LASSO relationship between Lagrange multiplier and constraint and why it doesn't matter

Question

My understanding of LASSO regression is that the regression coefficients are selected to solve the minimisation problem:

$$\min_\beta \|y - X \beta\|_2^2 \ \\s.t. \|\beta\|_1 \leq t$$

In practice this is done using a Lagrange multiplier, making the problem to solve

$$\min_\beta \|y - X \beta\|_2^2 + \lambda \|\beta\|_1 $$

What is the relationship between $\lambda$ and $t$? Wikipedia unhelpfully simply states that is "data dependent".

Why do I care? Firstly for intellectual curiosity. From having searched on this site and others I can't find any explicit discussion of this link.

Beyond being curious, I am concerned about the consequences for selecting $\lambda$ by cross-validation.

Specifically, if I'm doing n-fold cross validation, I fit n different models to n different partitions of my training data. I then compare the accuracy of each of the models on the unused data for a given $\lambda$. But the same $\lambda$ implies a different constraint ($t$) for different subsets of the data (i.e., $t=f(\lambda)$ is "data dependent").

Isn't the cross validation problem I really want to solve to find the $t$ that gives the best bias-accuracy trade-off?

I can get a rough idea of the size of this effect in practice by calculating $\|\beta\|_1$ for each cross-validation split and $\lambda$ and looking at the resulting distribution. In some cases the implied constraint ($t$) can vary quiet substantially across my cross-validation subsets. Where by substantially I mean the coefficient of variation in $t>>0$.

So why is it OK to find an optimal $\lambda$, where the amount of regularisation implied by $\lambda$ depends on how I slice the data, instead of finding explicitly the optimal amount of regularisation (i.e., $t$)?

Answer 1

The relationship between $\lambda$ and $t$ is given via the KKT conditions; specifically, that of complementary slackness, which states that

$$\lambda(\|\widehat{\beta}\|_1 - t) = 0,$$

where $\widehat{\beta}$ is the solution to the LASSO problem (and is a function of $\lambda$ itself). Thus, for $\lambda$ nonzero (i.e. the LASSO solution is not just the OLS estimator), we have that $\|\widehat{\beta}\|_1 = t$ to be the connection between $\lambda$ and $t$.
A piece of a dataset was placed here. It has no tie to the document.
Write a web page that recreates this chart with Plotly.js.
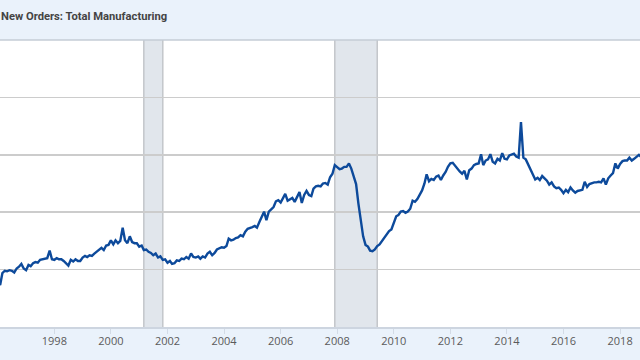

Unfortunately, this is likely the most that can be said in general, as the LASSO estimator does not have a closed form solution. However, the connection can be made more explicit outside the high-dimensional setting where $n \geq p$.

In this setting, suppose that $X$ is orthogonal (otherwise just use the QR decomposition of $X$ and perform the change of variables $\gamma = R\beta$; we then have $X\beta = Q\gamma$ so we can equivalently perform LASSO to estimate $\gamma$ with orthogonal design $Q$). Then we have a closed-form solution for each component of the LASSO estimator: $$\widehat{\beta}_i = \operatorname{sign}(\beta^{OLS}_i)\cdot(|\beta^{OLS}| - n\lambda)^+.$$

By the KKT condition, we have the relationship $$\sum_{i=1}^n(|\beta^{OLS}_i| - n\lambda)^+ = t.$$

Now the relationship is easily seen: As $\lambda$ increases, more components of the sum are set to zero, so $t$ must decrease, and vice versa. The exact relationship depends on $n$ and the OLS estimator $\beta^{OLS} = X^\top y$. However, so long as $X$ and $y$ are given, one can use the above formula to solve exactly for the relationship between $\lambda$ and $t$.